Consider this definition of a binary tree:
data Tree a = Nil | Node (Tree a) a (Tree a)
Write a function is_search_tree that determines whether
a binary tree is a valid binary search tree:
is_search_tree :: Ord a => Tree a -> Bool
Assume that duplicate values are not allowed in the tree.
Write a function tree_foldr that
performs a right fold of a function over the values in a binary
tree:
tree_foldr :: (b -> a -> a) -> a -> Tree b -> a
Use tree_foldr to write
functions that
add all the values in a binary tree of numbers;
generate a list containing all the values in a binary tree
Write a function that can insert a value into a binary search tree. Choose an appropriate type for your function.

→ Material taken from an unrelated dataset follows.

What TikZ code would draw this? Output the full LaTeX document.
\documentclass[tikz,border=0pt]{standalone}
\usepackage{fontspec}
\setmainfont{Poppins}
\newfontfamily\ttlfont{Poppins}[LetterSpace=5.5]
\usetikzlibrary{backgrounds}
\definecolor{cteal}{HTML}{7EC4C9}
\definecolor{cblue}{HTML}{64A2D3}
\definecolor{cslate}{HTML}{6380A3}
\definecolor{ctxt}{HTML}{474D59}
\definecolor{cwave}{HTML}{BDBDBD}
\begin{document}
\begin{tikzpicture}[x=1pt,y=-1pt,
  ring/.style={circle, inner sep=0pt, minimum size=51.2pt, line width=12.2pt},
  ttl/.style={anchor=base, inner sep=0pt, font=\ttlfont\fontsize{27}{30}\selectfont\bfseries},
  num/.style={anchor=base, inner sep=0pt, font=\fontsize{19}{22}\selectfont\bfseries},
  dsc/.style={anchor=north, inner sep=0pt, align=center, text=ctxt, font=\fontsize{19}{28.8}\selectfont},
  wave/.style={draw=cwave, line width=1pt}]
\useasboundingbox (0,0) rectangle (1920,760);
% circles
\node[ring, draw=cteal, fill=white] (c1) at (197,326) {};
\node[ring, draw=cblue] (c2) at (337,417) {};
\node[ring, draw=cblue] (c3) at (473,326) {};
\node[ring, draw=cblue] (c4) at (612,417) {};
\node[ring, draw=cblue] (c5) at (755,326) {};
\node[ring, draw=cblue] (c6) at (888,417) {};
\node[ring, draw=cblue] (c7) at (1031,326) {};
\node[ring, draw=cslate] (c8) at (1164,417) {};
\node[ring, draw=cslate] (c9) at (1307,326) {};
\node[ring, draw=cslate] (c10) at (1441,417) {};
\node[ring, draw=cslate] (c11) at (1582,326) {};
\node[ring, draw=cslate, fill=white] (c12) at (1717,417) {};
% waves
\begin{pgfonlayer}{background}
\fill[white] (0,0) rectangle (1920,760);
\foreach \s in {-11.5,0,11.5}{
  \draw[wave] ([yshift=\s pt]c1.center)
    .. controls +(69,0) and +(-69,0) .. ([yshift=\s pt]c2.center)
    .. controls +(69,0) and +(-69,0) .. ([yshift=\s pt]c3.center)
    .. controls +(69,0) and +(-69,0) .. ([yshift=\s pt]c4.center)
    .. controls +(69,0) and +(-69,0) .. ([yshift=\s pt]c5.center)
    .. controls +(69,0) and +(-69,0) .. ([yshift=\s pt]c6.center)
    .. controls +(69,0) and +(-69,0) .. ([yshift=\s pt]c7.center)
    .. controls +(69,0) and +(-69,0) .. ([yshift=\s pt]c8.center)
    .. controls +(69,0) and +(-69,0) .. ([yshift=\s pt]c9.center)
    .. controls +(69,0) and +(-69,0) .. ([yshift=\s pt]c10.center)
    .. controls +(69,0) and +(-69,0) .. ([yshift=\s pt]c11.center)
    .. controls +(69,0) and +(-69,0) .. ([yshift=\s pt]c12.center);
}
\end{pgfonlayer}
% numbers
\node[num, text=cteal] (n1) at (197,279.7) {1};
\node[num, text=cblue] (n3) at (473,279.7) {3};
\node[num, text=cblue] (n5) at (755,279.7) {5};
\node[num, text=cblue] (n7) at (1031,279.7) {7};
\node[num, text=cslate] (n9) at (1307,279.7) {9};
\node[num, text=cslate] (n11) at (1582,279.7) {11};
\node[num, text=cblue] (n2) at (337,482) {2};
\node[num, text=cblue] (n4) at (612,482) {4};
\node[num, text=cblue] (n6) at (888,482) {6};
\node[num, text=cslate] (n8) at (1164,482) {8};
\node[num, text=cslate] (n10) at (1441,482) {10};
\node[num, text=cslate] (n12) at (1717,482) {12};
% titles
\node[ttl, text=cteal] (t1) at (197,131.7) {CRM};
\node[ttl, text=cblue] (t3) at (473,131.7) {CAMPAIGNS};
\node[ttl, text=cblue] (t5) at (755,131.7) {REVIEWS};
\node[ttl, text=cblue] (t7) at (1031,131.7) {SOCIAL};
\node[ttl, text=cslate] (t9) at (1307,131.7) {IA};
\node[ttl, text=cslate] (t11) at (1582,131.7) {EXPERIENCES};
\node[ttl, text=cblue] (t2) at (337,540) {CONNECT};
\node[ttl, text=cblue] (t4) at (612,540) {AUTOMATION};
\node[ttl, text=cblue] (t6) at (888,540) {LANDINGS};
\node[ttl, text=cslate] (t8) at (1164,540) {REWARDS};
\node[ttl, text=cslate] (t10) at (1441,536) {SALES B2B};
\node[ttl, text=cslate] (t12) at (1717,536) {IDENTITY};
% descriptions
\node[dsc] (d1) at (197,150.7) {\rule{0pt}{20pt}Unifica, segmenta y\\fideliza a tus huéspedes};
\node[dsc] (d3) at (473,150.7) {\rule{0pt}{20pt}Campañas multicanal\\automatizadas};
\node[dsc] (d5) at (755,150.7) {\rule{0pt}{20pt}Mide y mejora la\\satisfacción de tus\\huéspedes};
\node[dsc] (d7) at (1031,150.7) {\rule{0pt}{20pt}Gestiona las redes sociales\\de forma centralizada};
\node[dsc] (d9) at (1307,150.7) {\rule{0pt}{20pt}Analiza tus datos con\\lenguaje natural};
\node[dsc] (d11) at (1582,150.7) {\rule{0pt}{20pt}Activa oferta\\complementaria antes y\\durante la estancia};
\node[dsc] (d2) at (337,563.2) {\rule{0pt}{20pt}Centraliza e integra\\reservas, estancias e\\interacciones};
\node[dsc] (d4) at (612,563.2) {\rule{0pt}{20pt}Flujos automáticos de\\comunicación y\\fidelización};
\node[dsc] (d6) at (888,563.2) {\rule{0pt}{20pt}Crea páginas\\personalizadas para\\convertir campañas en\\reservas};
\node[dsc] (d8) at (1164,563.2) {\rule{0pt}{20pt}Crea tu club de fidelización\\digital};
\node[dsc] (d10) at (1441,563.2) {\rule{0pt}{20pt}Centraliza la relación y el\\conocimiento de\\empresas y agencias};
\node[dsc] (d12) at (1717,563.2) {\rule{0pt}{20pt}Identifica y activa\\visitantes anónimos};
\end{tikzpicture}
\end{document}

Using the function you wrote in part (a), write a function that inserts all values in a given list into a binary search tree.
We will say that a binary tree is balanced if for every node in the tree, the left and right subtrees differ in height by at most 1. Write a function that takes a binary tree and returns True iff it is balanced.
We can use this an algebraic data type to represent an arithmetic expression:
data Expr = Const Int | Var String |
Add Expr Expr | Sub Expr Expr | Mul Expr Expr
a) Write a function parse :: String -> Expr that can
parse an expression written in prefix notation, such as
* + x y - x y * z - z 2 14 + 0 + 1 + 2 3
You may assume that (as in the examples above) all input tokens are separated by spaces.
b) Write a function eval :: [(String, Int)]
-> Expr -> Int that evaluates an expression. The first
argument to the function is an environment, i.e. an
association list that maps variables to their values.
Write a function simplify :: Expr -> Expr
that simplifies an expression by combining constants wherever
possible, and by eliminating additions/subtractions with 0 or
multiplications with 1.
For example, 0 + (x + (2 + 3)) should simplify to x + 5.